--- Start ---
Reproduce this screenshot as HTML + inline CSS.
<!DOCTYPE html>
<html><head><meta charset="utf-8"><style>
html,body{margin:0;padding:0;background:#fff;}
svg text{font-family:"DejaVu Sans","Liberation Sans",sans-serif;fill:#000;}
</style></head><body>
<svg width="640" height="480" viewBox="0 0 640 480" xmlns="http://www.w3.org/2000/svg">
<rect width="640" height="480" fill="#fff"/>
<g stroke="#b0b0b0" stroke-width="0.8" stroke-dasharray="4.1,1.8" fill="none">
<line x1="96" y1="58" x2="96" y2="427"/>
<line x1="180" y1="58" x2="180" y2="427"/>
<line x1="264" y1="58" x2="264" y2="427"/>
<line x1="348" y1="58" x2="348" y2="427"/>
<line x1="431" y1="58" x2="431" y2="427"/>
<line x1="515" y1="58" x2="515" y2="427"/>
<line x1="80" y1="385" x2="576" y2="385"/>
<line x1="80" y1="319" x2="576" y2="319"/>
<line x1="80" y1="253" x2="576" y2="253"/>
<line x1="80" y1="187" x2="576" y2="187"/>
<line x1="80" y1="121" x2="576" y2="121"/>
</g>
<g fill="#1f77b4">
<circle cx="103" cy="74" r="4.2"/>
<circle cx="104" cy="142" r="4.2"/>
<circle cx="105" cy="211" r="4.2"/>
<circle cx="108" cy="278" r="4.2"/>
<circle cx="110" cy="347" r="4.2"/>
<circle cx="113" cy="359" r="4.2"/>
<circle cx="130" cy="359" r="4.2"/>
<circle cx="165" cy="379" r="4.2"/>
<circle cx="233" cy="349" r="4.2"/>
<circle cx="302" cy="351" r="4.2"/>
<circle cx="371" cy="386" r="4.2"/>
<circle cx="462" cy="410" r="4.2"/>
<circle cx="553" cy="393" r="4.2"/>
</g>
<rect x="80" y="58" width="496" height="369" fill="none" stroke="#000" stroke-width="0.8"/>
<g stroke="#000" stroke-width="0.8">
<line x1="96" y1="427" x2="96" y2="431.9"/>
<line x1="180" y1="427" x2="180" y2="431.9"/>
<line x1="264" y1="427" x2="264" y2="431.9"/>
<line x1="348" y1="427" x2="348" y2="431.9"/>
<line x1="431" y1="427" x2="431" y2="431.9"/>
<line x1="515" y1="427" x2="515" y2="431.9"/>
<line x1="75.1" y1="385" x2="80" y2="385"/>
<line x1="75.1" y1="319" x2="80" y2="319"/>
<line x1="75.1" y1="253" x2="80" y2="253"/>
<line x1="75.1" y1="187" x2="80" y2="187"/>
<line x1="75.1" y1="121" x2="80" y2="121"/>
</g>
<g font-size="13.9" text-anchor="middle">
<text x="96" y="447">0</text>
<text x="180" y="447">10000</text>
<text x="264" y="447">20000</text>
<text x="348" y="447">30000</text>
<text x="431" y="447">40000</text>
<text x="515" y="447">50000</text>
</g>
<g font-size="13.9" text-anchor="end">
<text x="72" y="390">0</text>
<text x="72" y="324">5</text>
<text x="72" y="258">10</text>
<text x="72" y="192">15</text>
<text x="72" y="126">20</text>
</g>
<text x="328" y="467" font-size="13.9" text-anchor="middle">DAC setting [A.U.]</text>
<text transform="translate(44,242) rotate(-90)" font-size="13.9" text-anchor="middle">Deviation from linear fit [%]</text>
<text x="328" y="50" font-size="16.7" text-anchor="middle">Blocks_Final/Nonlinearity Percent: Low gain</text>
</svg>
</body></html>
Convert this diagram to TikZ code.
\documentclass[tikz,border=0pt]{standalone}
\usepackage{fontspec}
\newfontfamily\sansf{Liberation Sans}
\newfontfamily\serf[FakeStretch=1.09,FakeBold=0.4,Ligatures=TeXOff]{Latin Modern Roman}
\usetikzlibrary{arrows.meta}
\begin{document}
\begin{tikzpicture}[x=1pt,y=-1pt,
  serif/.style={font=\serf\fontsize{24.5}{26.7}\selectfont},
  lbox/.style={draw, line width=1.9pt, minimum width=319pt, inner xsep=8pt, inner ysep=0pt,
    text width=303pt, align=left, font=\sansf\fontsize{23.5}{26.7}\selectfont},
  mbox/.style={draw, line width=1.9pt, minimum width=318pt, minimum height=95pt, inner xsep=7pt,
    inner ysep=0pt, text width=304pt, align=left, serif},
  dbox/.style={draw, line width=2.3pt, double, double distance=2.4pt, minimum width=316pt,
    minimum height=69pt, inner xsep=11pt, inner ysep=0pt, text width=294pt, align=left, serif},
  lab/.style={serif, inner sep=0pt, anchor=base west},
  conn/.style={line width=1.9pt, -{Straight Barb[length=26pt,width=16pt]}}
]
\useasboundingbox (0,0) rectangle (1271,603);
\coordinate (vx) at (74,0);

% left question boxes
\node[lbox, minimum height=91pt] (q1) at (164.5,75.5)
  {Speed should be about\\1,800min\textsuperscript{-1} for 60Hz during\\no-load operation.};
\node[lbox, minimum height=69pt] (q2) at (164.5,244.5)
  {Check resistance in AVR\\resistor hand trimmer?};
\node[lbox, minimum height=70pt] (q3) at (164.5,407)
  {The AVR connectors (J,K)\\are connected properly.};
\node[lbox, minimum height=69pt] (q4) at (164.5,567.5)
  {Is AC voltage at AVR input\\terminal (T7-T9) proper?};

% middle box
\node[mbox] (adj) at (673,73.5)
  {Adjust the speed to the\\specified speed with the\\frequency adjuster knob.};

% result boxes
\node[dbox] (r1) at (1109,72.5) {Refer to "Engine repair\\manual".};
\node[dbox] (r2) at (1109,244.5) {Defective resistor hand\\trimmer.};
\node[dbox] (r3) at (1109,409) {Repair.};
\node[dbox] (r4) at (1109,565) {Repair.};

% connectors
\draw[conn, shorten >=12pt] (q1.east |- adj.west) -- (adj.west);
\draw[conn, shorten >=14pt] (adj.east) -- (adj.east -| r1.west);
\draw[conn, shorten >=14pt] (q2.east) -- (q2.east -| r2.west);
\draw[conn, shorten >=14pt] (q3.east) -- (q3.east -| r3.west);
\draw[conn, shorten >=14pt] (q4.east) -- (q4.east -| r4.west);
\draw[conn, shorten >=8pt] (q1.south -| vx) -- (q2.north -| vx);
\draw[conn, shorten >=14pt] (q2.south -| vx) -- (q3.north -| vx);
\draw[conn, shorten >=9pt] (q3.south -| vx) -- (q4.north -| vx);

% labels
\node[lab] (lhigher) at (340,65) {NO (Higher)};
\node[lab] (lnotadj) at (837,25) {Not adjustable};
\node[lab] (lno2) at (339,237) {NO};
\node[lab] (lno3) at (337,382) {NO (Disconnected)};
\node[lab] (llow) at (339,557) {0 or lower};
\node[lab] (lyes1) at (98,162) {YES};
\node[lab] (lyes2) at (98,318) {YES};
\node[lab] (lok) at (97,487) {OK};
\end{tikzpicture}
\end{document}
--- End ---
--- Start ---
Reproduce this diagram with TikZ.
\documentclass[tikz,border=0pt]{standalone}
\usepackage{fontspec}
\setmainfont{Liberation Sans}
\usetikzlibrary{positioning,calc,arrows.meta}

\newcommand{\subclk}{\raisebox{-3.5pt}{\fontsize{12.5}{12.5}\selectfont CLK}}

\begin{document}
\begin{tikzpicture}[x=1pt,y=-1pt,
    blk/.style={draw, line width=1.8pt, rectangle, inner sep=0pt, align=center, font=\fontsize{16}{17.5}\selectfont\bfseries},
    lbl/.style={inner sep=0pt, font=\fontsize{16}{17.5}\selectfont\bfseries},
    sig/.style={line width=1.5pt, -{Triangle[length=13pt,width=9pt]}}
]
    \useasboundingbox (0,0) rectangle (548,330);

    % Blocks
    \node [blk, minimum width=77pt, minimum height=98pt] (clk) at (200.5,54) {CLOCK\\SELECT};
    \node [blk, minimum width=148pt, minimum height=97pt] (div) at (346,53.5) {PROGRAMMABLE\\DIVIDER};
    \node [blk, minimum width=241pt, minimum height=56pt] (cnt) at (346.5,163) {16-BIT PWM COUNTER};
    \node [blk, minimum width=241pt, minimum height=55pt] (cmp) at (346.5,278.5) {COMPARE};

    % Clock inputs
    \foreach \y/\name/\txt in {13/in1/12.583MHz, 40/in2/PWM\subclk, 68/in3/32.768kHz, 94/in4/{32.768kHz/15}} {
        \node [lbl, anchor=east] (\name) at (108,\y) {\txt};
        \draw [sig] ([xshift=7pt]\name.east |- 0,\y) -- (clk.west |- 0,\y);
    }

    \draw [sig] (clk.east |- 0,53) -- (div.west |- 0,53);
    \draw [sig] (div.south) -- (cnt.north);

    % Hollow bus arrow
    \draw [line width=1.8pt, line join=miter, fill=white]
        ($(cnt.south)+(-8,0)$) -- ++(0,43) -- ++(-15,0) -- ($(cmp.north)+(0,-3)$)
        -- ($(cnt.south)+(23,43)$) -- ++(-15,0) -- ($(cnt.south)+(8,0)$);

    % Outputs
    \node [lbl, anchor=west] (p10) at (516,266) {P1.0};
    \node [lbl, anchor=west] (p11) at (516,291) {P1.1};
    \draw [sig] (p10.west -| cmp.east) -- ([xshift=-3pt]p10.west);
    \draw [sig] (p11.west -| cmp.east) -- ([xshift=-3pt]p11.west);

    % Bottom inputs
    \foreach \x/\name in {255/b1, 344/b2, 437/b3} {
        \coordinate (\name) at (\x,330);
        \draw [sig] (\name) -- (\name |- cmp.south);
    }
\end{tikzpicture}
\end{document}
--- End ---
EXERCISE INSTRUCTIONS =
Above are the records. Copy the lines beginning at the one that has "Convert this diagram to TikZ code." and ending with the one that has "the speed to", unchanged.

FINAL RESULT =
Convert this diagram to TikZ code.
\documentclass[tikz,border=0pt]{standalone}
\usepackage{fontspec}
\newfontfamily\sansf{Liberation Sans}
\newfontfamily\serf[FakeStretch=1.09,FakeBold=0.4,Ligatures=TeXOff]{Latin Modern Roman}
\usetikzlibrary{arrows.meta}
\begin{document}
\begin{tikzpicture}[x=1pt,y=-1pt,
  serif/.style={font=\serf\fontsize{24.5}{26.7}\selectfont},
  lbox/.style={draw, line width=1.9pt, minimum width=319pt, inner xsep=8pt, inner ysep=0pt,
    text width=303pt, align=left, font=\sansf\fontsize{23.5}{26.7}\selectfont},
  mbox/.style={draw, line width=1.9pt, minimum width=318pt, minimum height=95pt, inner xsep=7pt,
    inner ysep=0pt, text width=304pt, align=left, serif},
  dbox/.style={draw, line width=2.3pt, double, double distance=2.4pt, minimum width=316pt,
    minimum height=69pt, inner xsep=11pt, inner ysep=0pt, text width=294pt, align=left, serif},
  lab/.style={serif, inner sep=0pt, anchor=base west},
  conn/.style={line width=1.9pt, -{Straight Barb[length=26pt,width=16pt]}}
]
\useasboundingbox (0,0) rectangle (1271,603);
\coordinate (vx) at (74,0);

% left question boxes
\node[lbox, minimum height=91pt] (q1) at (164.5,75.5)
  {Speed should be about\\1,800min\textsuperscript{-1} for 60Hz during\\no-load operation.};
\node[lbox, minimum height=69pt] (q2) at (164.5,244.5)
  {Check resistance in AVR\\resistor hand trimmer?};
\node[lbox, minimum height=70pt] (q3) at (164.5,407)
  {The AVR connectors (J,K)\\are connected properly.};
\node[lbox, minimum height=69pt] (q4) at (164.5,567.5)
  {Is AC voltage at AVR input\\terminal (T7-T9) proper?};

% middle box
\node[mbox] (adj) at (673,73.5)
  {Adjust the speed to the\\specified speed with the\\frequency adjuster knob.};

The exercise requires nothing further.